Columna


Campanas de Navidad

ROBERTO BURGOS CANTOR

24 de diciembre de 2016 12:00 AM

El huracán imparable sacude muchas colas, arroja aire de maldad, parece alterar el calendario. Borra los islotes de sosiego que permiten comprender, examinar.

Diciembre, muchas veces recogido por sus amaneceres lentos frena la carrera loca de los días precedentes, era una esquina de deseos reposados. Las playas recibían visitantes que tomaban el sol y jugaban con el mar.

Parecía la época predilecta de las tragedias personales. Separaciones de amor. Suicidios. Abandonos. Diferente a este ahora en que el mal invade el colectivo endeble no terminado de tejer. Era la época de visitar a la modista del barrio; emborrachar al pavo; comerse los pasteles; mirar las vitrinas de pesebre y regalos; de querer más a los vivos y a nuestros muertos. Nadie sabe hoy qué ocurre para que el mundo esté atollado en una dolorosa sinsalida. Sin compasión. Destrucción de la humanidad.

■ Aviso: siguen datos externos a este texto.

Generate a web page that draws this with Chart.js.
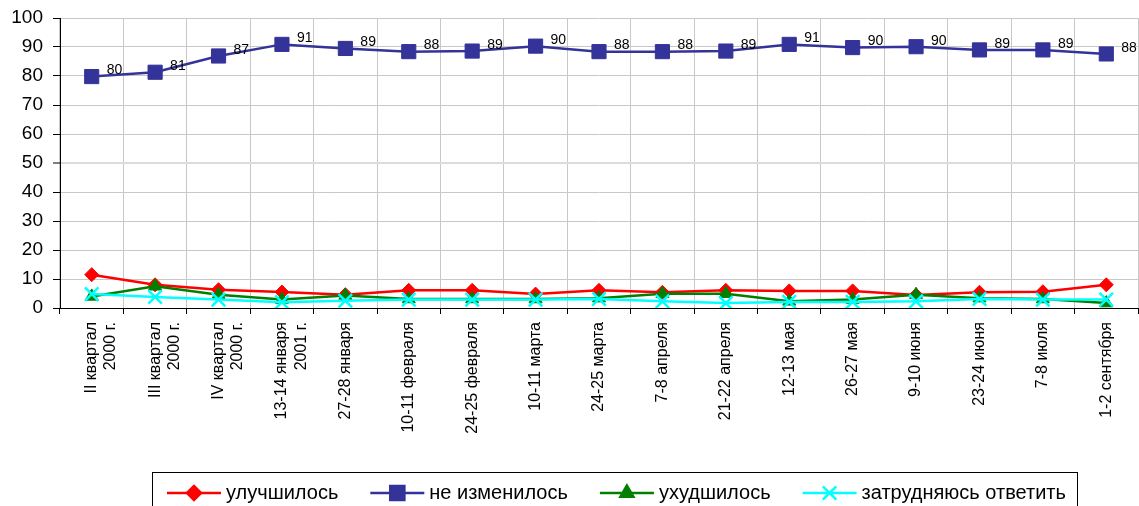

Imposición violenta de la demencia, religiosa, política, cultural. Ocurre de todo.

Dicen, unos peregrinos de fe obcecada, en la plaza de la santidad cristiana, mientras esperaban que por la ventana del angelus asomara la mano de las gracias, cómo les pidieron paciencia por la demora en recibir la bendición. Les explicaron que el Pontífice hablaba con dos políticos colombianos, sin la valentía de citarse a duelo para resolver con el silencio de la muerte de honor tanta idiotez acumulada.

Como puestos de acuerdo por inspiración divina, empezaron a clamar a grito desaforado: ¡Que los confiese! ¡Ay!, sacramento de secretos absueltos. 

Como aún no merecemos el sosiego nos someten al asco del secuestro de una niña: maltrato, violación y muerte. Algunos piensan que el relato torpe y repetido por días y días es peor que el hecho. El escándalo y la rabia a veces no permiten ver detalles donde también se incuban nuestras desgracias.

El asesino de la niña, profesional ilustre con más estudios que el asesino de mujeres en Monserrate, o el barba azul de niños, incapaz de meterse un tiro en la cabeza o de ofrecerse al linchamiento, busca, primero un abogado; y después un médico. El periódico dijo: “Rafael Uribe Noguera no aceptó cargos por recomendación de su abogado.” Así que yo me sé culpable y mi abogado me convencerá de que no lo soy. Y enredar al juez y vociferar por la radio. ¿Eso es la defensa? Yo no fui aunque sé que fui.

¿Y nuestras universidades? Así nada nos rescatará del oprobio. Quizá el arte nos muestre lo insoportable de nuestras porquerías.